Terça-feira, afinal, o Banco do Povo da China (banco central) anunciou o aumento de 0,5% do recolhimento compulsório dos bancos sob sua tutela. É uma providência que põe em marcha uma freada na atividade econômica chinesa e adverte que o resto do mundo não pode esperar demais da alavancagem produzida pelo consumo chinês.
Apenas para quem não está familiarizado com as manhas da política monetária, recolhimento compulsório é o mesmo que formação de reservas bancárias. É o volume dos depósitos (passivo) que os bancos não podem usar para reemprestar (ativo) a seus clientes. Tem de ficar depositado no banco central para impedir um aumento exagerado de meios de pagamento (dinheiro) que desembocam na inflação.
Fácil entender por quê. Se fosse logo reemprestado aos clientes, todo depósito feito num banco voltaria quase instantaneamente a se transformar em depósito no mesmo banco ou em outro, para novamente se transformar em crédito, em depósito, em crédito... numa multiplicação de dinheiro de consequências desastrosas. A decisão anunciada pelo banco central chinês aumenta a trava da multiplicação do dinheiro e reduz a velocidade do crescimento do crédito.
No final de dezembro, o primeiro-ministro da China, Wen Jiabao, já tinha advertido que os bancos chineses estavam agressivos demais na concessão de créditos, a ponto de desbalancear a economia chinesa e de provocar focos inadmissíveis de inflação.
Os dados mais recentes que chegaram ao Ocidente foram de que o volume de crédito na China subiu mais de 100% em apenas um ano. Estava em 4,3 trilhões de yuans ao final de 2008 e saltou para 9 trilhões ao final de 2009.
Um dos efeitos dessa exuberância é a escalada dos preços dos imóveis. Não dá ainda para dizer que já se trata de uma bolha na iminência de estourar, porque é a partir de providências como as que acabam de ser tomadas que o problema pode ser contido.
Em todo o caso, ficam evidenciados os limites da mudança estratégica na condução da política econômica da China.

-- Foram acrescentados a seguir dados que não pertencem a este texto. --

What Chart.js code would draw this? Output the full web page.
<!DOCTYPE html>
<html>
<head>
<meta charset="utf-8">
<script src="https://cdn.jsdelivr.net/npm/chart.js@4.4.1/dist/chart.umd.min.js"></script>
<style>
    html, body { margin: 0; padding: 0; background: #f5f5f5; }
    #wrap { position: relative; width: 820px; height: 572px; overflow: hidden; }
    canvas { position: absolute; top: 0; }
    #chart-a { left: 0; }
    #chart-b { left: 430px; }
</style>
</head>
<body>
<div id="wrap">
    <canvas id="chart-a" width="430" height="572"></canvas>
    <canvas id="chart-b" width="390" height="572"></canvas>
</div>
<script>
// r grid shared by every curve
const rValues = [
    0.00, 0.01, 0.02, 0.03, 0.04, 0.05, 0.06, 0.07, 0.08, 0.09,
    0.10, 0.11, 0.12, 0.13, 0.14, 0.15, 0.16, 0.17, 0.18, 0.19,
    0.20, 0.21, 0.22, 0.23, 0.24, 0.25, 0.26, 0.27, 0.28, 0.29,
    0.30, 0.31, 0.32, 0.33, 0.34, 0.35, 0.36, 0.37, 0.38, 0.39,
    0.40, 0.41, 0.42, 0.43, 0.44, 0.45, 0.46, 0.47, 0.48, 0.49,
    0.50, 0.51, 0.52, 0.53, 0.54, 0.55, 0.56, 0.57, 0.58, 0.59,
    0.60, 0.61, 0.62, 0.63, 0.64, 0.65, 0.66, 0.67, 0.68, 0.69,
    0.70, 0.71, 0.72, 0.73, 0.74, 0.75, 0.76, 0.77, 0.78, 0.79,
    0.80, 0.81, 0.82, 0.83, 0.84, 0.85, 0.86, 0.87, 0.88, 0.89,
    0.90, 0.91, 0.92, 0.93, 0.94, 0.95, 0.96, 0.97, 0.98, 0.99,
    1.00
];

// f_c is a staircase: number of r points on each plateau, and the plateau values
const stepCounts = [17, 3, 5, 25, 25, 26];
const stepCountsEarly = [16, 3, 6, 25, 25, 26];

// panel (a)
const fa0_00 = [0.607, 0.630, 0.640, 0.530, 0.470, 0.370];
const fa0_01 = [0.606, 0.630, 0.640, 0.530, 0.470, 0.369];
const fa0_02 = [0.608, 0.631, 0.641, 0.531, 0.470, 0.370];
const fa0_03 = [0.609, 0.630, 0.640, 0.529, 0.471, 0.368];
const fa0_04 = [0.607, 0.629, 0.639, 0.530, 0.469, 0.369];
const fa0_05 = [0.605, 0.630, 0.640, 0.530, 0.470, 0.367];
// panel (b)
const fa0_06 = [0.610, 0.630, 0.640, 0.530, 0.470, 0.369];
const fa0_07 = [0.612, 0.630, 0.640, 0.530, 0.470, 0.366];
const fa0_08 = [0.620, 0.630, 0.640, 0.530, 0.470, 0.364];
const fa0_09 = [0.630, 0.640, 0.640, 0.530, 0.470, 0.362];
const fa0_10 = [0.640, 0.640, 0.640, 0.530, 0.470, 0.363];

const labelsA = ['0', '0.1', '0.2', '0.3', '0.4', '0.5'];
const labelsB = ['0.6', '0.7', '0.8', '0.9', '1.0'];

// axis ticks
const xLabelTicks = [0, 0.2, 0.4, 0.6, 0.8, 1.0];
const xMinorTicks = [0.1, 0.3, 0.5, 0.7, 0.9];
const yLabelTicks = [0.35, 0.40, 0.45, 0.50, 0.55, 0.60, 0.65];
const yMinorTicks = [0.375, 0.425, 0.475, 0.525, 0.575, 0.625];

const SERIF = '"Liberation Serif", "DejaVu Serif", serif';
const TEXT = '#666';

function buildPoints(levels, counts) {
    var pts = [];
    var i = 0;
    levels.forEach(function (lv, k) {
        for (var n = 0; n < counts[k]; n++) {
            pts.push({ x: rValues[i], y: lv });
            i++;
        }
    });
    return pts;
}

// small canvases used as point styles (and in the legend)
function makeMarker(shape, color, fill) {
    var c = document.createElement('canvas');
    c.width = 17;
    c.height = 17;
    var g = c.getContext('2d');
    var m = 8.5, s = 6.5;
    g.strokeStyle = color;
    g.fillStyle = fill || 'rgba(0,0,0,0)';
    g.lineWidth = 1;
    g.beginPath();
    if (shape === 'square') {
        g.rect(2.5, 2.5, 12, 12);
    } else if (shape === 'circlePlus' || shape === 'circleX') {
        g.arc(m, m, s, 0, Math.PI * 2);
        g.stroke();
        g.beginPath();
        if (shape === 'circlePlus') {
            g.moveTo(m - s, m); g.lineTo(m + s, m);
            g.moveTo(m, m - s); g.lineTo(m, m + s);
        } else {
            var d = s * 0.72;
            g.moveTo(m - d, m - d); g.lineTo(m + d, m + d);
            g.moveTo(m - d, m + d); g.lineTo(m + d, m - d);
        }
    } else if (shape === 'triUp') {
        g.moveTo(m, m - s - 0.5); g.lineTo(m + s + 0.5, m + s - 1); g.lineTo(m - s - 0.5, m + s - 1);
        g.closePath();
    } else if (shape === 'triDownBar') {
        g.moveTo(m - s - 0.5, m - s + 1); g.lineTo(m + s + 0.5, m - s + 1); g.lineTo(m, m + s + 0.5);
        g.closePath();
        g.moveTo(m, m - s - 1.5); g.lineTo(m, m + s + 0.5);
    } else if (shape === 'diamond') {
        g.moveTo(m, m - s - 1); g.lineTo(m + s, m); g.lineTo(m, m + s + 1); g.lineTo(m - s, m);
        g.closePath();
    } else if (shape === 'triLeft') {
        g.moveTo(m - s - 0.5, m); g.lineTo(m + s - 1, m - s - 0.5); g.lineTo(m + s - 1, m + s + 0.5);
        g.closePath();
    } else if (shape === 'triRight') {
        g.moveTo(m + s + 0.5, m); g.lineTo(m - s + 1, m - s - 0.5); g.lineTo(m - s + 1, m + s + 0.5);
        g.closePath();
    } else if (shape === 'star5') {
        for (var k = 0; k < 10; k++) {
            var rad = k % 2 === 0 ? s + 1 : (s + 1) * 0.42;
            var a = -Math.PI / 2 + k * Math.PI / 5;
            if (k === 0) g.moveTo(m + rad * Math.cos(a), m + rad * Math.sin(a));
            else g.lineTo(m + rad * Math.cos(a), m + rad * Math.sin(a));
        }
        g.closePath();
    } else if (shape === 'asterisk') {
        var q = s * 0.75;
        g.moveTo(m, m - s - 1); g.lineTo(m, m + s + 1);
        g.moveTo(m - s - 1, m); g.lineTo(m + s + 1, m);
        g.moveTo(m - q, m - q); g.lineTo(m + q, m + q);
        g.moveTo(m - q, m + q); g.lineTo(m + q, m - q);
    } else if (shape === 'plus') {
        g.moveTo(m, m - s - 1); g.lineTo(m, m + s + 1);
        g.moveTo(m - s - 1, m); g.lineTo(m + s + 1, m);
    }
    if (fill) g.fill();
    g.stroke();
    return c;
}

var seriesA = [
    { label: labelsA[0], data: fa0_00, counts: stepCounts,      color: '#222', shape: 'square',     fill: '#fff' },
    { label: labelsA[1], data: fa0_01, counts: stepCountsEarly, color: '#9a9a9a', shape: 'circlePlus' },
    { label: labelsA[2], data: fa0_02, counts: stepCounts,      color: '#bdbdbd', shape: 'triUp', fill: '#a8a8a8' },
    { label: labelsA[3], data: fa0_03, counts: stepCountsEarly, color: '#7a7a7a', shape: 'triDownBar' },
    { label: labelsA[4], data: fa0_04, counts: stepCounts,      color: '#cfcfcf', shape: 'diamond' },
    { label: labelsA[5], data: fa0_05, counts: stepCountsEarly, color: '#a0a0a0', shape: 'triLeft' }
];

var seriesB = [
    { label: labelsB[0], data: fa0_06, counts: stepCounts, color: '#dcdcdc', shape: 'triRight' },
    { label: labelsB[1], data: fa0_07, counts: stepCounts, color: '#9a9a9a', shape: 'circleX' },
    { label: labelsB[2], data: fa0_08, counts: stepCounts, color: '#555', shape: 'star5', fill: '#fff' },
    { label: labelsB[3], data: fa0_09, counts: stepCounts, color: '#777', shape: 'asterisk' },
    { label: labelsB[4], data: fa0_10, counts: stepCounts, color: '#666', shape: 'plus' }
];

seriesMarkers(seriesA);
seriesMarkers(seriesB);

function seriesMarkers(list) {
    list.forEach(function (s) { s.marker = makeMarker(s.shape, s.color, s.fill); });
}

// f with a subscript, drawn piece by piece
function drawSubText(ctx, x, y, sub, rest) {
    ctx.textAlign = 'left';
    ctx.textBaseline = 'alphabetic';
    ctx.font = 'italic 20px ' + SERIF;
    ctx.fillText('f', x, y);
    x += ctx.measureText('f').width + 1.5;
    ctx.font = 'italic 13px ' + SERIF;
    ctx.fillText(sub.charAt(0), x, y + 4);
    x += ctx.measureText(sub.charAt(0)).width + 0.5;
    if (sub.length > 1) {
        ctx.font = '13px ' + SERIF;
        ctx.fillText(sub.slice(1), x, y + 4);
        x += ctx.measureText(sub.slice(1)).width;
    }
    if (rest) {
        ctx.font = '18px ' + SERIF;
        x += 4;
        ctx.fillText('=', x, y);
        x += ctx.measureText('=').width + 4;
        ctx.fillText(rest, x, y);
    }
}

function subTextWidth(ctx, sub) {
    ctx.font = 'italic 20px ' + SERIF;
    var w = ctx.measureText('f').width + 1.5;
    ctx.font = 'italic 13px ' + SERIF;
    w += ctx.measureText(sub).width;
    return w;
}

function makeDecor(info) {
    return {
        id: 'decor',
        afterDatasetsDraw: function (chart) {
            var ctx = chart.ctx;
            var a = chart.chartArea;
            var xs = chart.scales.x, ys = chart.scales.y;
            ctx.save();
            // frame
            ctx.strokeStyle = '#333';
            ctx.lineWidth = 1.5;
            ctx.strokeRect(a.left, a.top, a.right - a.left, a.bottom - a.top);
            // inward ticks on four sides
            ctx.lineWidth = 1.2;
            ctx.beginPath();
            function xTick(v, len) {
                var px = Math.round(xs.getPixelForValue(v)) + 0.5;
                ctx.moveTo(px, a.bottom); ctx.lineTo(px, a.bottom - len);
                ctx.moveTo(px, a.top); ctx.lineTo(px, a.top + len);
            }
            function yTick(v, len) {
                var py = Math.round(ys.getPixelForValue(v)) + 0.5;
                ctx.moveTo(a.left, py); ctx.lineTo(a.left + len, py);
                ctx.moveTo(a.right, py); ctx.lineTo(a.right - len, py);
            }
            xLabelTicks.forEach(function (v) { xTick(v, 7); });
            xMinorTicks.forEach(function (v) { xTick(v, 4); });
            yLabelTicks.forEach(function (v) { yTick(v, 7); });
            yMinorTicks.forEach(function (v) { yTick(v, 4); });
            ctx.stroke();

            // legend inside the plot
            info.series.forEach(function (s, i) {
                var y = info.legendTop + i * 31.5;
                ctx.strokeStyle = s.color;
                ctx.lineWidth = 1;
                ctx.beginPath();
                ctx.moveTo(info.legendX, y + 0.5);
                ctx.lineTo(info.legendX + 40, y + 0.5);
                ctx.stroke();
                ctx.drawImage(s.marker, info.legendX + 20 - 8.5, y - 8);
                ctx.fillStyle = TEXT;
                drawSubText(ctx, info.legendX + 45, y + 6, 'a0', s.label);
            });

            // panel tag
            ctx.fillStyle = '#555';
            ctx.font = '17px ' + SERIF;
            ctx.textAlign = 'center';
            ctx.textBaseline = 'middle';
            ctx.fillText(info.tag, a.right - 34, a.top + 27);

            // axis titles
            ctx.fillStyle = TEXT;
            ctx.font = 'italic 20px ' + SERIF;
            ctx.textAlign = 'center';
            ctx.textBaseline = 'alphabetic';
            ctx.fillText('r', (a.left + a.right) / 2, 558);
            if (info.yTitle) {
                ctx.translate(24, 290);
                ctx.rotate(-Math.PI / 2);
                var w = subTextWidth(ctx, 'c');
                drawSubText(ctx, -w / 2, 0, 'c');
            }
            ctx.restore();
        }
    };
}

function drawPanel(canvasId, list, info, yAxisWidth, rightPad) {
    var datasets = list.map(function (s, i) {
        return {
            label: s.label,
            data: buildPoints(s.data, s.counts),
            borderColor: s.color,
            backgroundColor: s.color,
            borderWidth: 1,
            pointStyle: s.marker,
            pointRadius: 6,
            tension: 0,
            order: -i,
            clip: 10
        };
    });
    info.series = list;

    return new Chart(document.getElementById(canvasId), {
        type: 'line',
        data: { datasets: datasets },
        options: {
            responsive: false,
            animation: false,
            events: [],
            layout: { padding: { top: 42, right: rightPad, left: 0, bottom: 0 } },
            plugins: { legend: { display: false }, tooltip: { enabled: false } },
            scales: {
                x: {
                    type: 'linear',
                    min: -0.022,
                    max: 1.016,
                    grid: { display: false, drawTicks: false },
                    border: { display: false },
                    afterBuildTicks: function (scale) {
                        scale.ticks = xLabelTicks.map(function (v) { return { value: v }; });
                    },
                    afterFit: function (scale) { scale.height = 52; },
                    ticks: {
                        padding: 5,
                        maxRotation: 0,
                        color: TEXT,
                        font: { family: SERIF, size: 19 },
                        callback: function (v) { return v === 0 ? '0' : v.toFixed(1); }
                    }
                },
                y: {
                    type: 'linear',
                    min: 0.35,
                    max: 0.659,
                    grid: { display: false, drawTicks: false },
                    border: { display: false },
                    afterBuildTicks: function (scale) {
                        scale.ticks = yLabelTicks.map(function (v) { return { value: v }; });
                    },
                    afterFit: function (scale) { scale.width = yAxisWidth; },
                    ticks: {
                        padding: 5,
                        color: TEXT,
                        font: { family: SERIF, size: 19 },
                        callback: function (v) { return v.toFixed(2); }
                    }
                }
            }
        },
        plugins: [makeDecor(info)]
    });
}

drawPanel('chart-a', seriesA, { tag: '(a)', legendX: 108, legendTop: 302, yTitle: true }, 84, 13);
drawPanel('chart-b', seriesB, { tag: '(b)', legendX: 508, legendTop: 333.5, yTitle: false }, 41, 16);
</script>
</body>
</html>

Até recentemente, seu sistema produtivo estava quase todo voltado para as exportações, dentro de um arranjo bem conhecido, em que a China entra com mercadorias baratas e os Estados Unidos, com o mercado consumidor. Esse jogo produz enormes superávits (sobra de dólares) na economia da China, que se encarrega de comprar títulos do Tesouro dos Estados Unidos (reservas externas), operação que, por sua vez, financia o consumo americano e, portanto, a compra de produtos chineses.
Mesmo antes da crise global, a China entendeu que esse arranjo com os Estados Unidos não era sustentável a longo prazo, porque exigia alargamento indefinido do déficit americano e, ao mesmo tempo, crescimento do superávit (e das reservas) da China.
Por isso o governo de Beijing deu a partida para uma guinada nessa política, por meio do fortalecimento do consumo interno. O risco de formação de bolhas e de disparada da inflação mostra que essa transformação não pode acontecer da noite para o dia.
Não dá, também, para contar tão cedo com a plena potência da nova economia mundial. Isso significa que qualquer recuperação consistente da economia mundial passa pela recuperação dos Estados Unidos.
Confira
Na mosca - Foi 4,5% a meta de inflação determinada pelo governo para 2009. Ontem o IBGE apontou o número final: 4,31%, obtido não só com a política de juros do Banco Central, mas, também, com a contenção do consumo pela crise global.